(Stored entries)

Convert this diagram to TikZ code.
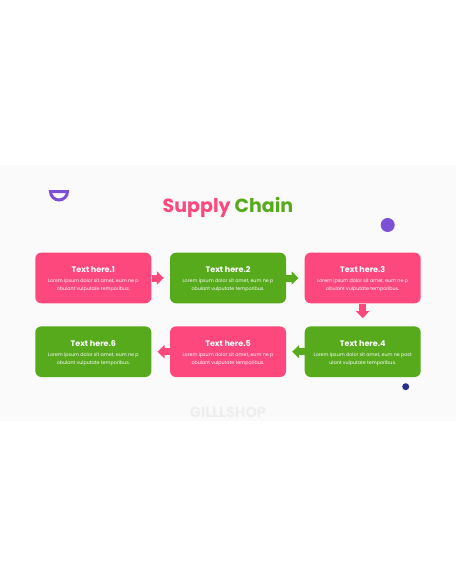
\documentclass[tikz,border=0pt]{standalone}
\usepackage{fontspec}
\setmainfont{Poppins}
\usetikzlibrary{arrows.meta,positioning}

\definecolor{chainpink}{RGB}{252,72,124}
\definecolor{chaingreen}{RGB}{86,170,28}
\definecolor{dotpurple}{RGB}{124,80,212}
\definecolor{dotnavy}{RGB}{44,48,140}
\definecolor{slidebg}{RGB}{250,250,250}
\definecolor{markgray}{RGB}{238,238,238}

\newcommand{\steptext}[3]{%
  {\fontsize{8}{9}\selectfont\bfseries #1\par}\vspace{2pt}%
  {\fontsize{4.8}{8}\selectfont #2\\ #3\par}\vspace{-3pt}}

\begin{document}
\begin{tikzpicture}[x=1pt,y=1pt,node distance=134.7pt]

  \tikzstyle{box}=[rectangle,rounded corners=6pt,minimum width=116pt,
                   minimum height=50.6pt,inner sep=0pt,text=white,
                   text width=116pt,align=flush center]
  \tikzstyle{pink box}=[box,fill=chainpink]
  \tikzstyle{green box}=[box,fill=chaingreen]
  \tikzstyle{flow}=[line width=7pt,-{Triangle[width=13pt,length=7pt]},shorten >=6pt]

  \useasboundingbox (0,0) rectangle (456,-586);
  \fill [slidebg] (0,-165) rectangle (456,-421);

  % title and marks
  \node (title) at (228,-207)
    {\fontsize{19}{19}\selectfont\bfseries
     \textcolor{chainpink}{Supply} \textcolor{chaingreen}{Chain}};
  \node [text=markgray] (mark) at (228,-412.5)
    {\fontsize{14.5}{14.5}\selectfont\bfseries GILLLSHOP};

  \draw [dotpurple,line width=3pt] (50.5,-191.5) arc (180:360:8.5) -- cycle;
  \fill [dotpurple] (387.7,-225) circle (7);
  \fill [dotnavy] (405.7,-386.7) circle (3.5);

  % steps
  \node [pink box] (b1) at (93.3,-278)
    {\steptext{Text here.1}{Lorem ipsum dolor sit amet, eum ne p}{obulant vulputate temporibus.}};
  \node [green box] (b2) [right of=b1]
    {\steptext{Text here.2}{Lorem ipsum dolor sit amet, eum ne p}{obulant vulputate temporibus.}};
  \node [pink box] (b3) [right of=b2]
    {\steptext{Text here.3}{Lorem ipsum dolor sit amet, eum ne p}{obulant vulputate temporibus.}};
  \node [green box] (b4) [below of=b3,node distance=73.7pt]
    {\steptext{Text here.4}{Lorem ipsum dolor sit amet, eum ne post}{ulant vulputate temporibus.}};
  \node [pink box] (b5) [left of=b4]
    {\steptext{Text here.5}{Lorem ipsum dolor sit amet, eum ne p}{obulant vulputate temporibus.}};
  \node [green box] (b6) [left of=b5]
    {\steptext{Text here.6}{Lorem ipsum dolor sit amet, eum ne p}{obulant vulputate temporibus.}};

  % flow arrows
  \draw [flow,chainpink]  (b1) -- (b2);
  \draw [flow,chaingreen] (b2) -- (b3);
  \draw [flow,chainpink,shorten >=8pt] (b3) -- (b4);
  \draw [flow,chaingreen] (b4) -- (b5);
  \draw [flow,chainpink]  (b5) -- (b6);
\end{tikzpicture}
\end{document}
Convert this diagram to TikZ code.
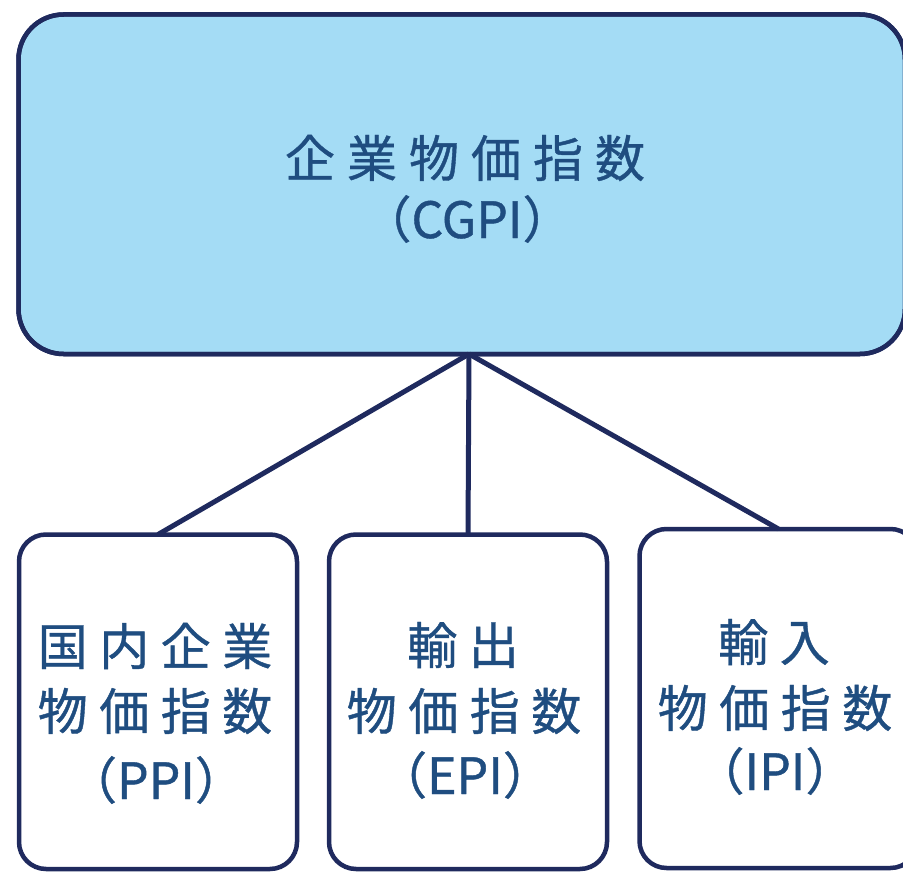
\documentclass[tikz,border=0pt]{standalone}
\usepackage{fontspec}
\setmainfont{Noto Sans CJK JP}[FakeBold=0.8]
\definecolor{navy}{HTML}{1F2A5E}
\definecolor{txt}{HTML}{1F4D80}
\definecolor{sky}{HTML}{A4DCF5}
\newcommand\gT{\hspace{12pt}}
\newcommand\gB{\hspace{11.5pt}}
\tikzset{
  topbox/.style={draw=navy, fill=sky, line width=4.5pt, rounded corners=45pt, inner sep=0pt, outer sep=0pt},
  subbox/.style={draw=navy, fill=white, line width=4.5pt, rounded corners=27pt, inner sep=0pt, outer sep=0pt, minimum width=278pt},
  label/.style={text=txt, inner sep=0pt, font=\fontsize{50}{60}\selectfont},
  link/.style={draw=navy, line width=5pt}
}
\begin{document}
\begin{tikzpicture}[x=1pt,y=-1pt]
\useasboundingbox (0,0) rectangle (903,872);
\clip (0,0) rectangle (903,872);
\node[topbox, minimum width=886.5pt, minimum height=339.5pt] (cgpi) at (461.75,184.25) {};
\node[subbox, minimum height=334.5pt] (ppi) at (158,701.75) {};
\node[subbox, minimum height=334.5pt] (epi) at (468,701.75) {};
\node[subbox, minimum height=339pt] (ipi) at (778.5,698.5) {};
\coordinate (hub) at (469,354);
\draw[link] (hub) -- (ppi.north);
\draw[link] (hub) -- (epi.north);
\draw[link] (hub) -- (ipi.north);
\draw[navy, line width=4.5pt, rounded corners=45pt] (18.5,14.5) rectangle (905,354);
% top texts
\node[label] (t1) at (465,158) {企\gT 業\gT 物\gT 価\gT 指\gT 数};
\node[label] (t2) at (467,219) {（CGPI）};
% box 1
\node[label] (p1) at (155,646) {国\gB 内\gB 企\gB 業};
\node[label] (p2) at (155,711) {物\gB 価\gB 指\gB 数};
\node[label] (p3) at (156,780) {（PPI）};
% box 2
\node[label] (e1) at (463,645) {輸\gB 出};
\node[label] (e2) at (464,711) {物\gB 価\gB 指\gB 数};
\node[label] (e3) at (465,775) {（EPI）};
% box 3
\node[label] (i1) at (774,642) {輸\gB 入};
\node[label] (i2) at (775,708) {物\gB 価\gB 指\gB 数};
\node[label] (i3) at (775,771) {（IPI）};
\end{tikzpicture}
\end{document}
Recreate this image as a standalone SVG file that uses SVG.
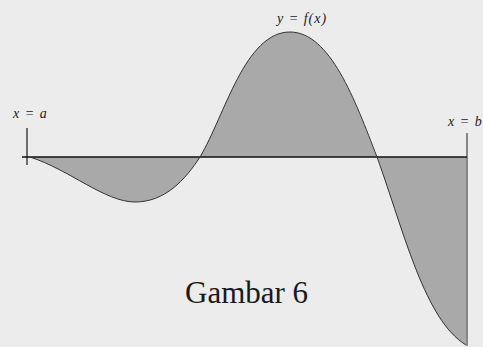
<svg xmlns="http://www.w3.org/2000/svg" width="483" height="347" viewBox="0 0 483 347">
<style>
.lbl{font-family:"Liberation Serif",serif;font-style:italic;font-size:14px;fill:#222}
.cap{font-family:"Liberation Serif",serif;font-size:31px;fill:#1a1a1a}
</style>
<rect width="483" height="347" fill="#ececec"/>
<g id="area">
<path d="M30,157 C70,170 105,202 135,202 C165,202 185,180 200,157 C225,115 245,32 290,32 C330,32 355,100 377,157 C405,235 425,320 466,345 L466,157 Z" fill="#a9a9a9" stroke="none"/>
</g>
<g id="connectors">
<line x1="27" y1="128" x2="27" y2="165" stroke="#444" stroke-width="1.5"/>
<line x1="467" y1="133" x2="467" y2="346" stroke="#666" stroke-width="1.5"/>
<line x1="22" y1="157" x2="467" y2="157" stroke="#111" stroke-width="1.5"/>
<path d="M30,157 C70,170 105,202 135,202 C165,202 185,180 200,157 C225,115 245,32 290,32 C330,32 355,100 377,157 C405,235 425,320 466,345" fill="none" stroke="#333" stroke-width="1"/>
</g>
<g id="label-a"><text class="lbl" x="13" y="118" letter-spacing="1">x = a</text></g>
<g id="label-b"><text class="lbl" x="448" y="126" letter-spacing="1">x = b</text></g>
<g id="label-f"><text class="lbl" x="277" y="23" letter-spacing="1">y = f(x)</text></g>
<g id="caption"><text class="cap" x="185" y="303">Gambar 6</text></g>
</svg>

■ EXERCISE GOAL
Return the listing above in full and without alteration, excluding its pictures.

■ SOLVED PROBLEM
Convert this diagram to TikZ code.
\documentclass[tikz,border=0pt]{standalone}
\usepackage{fontspec}
\setmainfont{Poppins}
\usetikzlibrary{arrows.meta,positioning}

\definecolor{chainpink}{RGB}{252,72,124}
\definecolor{chaingreen}{RGB}{86,170,28}
\definecolor{dotpurple}{RGB}{124,80,212}
\definecolor{dotnavy}{RGB}{44,48,140}
\definecolor{slidebg}{RGB}{250,250,250}
\definecolor{markgray}{RGB}{238,238,238}

\newcommand{\steptext}[3]{%
  {\fontsize{8}{9}\selectfont\bfseries #1\par}\vspace{2pt}%
  {\fontsize{4.8}{8}\selectfont #2\\ #3\par}\vspace{-3pt}}

\begin{document}
\begin{tikzpicture}[x=1pt,y=1pt,node distance=134.7pt]

  \tikzstyle{box}=[rectangle,rounded corners=6pt,minimum width=116pt,
                   minimum height=50.6pt,inner sep=0pt,text=white,
                   text width=116pt,align=flush center]
  \tikzstyle{pink box}=[box,fill=chainpink]
  \tikzstyle{green box}=[box,fill=chaingreen]
  \tikzstyle{flow}=[line width=7pt,-{Triangle[width=13pt,length=7pt]},shorten >=6pt]

  \useasboundingbox (0,0) rectangle (456,-586);
  \fill [slidebg] (0,-165) rectangle (456,-421);

  % title and marks
  \node (title) at (228,-207)
    {\fontsize{19}{19}\selectfont\bfseries
     \textcolor{chainpink}{Supply} \textcolor{chaingreen}{Chain}};
  \node [text=markgray] (mark) at (228,-412.5)
    {\fontsize{14.5}{14.5}\selectfont\bfseries GILLLSHOP};

  \draw [dotpurple,line width=3pt] (50.5,-191.5) arc (180:360:8.5) -- cycle;
  \fill [dotpurple] (387.7,-225) circle (7);
  \fill [dotnavy] (405.7,-386.7) circle (3.5);

  % steps
  \node [pink box] (b1) at (93.3,-278)
    {\steptext{Text here.1}{Lorem ipsum dolor sit amet, eum ne p}{obulant vulputate temporibus.}};
  \node [green box] (b2) [right of=b1]
    {\steptext{Text here.2}{Lorem ipsum dolor sit amet, eum ne p}{obulant vulputate temporibus.}};
  \node [pink box] (b3) [right of=b2]
    {\steptext{Text here.3}{Lorem ipsum dolor sit amet, eum ne p}{obulant vulputate temporibus.}};
  \node [green box] (b4) [below of=b3,node distance=73.7pt]
    {\steptext{Text here.4}{Lorem ipsum dolor sit amet, eum ne post}{ulant vulputate temporibus.}};
  \node [pink box] (b5) [left of=b4]
    {\steptext{Text here.5}{Lorem ipsum dolor sit amet, eum ne p}{obulant vulputate temporibus.}};
  \node [green box] (b6) [left of=b5]
    {\steptext{Text here.6}{Lorem ipsum dolor sit amet, eum ne p}{obulant vulputate temporibus.}};

  % flow arrows
  \draw [flow,chainpink]  (b1) -- (b2);
  \draw [flow,chaingreen] (b2) -- (b3);
  \draw [flow,chainpink,shorten >=8pt] (b3) -- (b4);
  \draw [flow,chaingreen] (b4) -- (b5);
  \draw [flow,chainpink]  (b5) -- (b6);
\end{tikzpicture}
\end{document}
Convert this diagram to TikZ code.
\documentclass[tikz,border=0pt]{standalone}
\usepackage{fontspec}
\setmainfont{Noto Sans CJK JP}[FakeBold=0.8]
\definecolor{navy}{HTML}{1F2A5E}
\definecolor{txt}{HTML}{1F4D80}
\definecolor{sky}{HTML}{A4DCF5}
\newcommand\gT{\hspace{12pt}}
\newcommand\gB{\hspace{11.5pt}}
\tikzset{
  topbox/.style={draw=navy, fill=sky, line width=4.5pt, rounded corners=45pt, inner sep=0pt, outer sep=0pt},
  subbox/.style={draw=navy, fill=white, line width=4.5pt, rounded corners=27pt, inner sep=0pt, outer sep=0pt, minimum width=278pt},
  label/.style={text=txt, inner sep=0pt, font=\fontsize{50}{60}\selectfont},
  link/.style={draw=navy, line width=5pt}
}
\begin{document}
\begin{tikzpicture}[x=1pt,y=-1pt]
\useasboundingbox (0,0) rectangle (903,872);
\clip (0,0) rectangle (903,872);
\node[topbox, minimum width=886.5pt, minimum height=339.5pt] (cgpi) at (461.75,184.25) {};
\node[subbox, minimum height=334.5pt] (ppi) at (158,701.75) {};
\node[subbox, minimum height=334.5pt] (epi) at (468,701.75) {};
\node[subbox, minimum height=339pt] (ipi) at (778.5,698.5) {};
\coordinate (hub) at (469,354);
\draw[link] (hub) -- (ppi.north);
\draw[link] (hub) -- (epi.north);
\draw[link] (hub) -- (ipi.north);
\draw[navy, line width=4.5pt, rounded corners=45pt] (18.5,14.5) rectangle (905,354);
% top texts
\node[label] (t1) at (465,158) {企\gT 業\gT 物\gT 価\gT 指\gT 数};
\node[label] (t2) at (467,219) {（CGPI）};
% box 1
\node[label] (p1) at (155,646) {国\gB 内\gB 企\gB 業};
\node[label] (p2) at (155,711) {物\gB 価\gB 指\gB 数};
\node[label] (p3) at (156,780) {（PPI）};
% box 2
\node[label] (e1) at (463,645) {輸\gB 出};
\node[label] (e2) at (464,711) {物\gB 価\gB 指\gB 数};
\node[label] (e3) at (465,775) {（EPI）};
% box 3
\node[label] (i1) at (774,642) {輸\gB 入};
\node[label] (i2) at (775,708) {物\gB 価\gB 指\gB 数};
\node[label] (i3) at (775,771) {（IPI）};
\end{tikzpicture}
\end{document}
Recreate this image as a standalone SVG file that uses SVG.
<svg xmlns="http://www.w3.org/2000/svg" width="483" height="347" viewBox="0 0 483 347">
<style>
.lbl{font-family:"Liberation Serif",serif;font-style:italic;font-size:14px;fill:#222}
.cap{font-family:"Liberation Serif",serif;font-size:31px;fill:#1a1a1a}
</style>
<rect width="483" height="347" fill="#ececec"/>
<g id="area">
<path d="M30,157 C70,170 105,202 135,202 C165,202 185,180 200,157 C225,115 245,32 290,32 C330,32 355,100 377,157 C405,235 425,320 466,345 L466,157 Z" fill="#a9a9a9" stroke="none"/>
</g>
<g id="connectors">
<line x1="27" y1="128" x2="27" y2="165" stroke="#444" stroke-width="1.5"/>
<line x1="467" y1="133" x2="467" y2="346" stroke="#666" stroke-width="1.5"/>
<line x1="22" y1="157" x2="467" y2="157" stroke="#111" stroke-width="1.5"/>
<path d="M30,157 C70,170 105,202 135,202 C165,202 185,180 200,157 C225,115 245,32 290,32 C330,32 355,100 377,157 C405,235 425,320 466,345" fill="none" stroke="#333" stroke-width="1"/>
</g>
<g id="label-a"><text class="lbl" x="13" y="118" letter-spacing="1">x = a</text></g>
<g id="label-b"><text class="lbl" x="448" y="126" letter-spacing="1">x = b</text></g>
<g id="label-f"><text class="lbl" x="277" y="23" letter-spacing="1">y = f(x)</text></g>
<g id="caption"><text class="cap" x="185" y="303">Gambar 6</text></g>
</svg>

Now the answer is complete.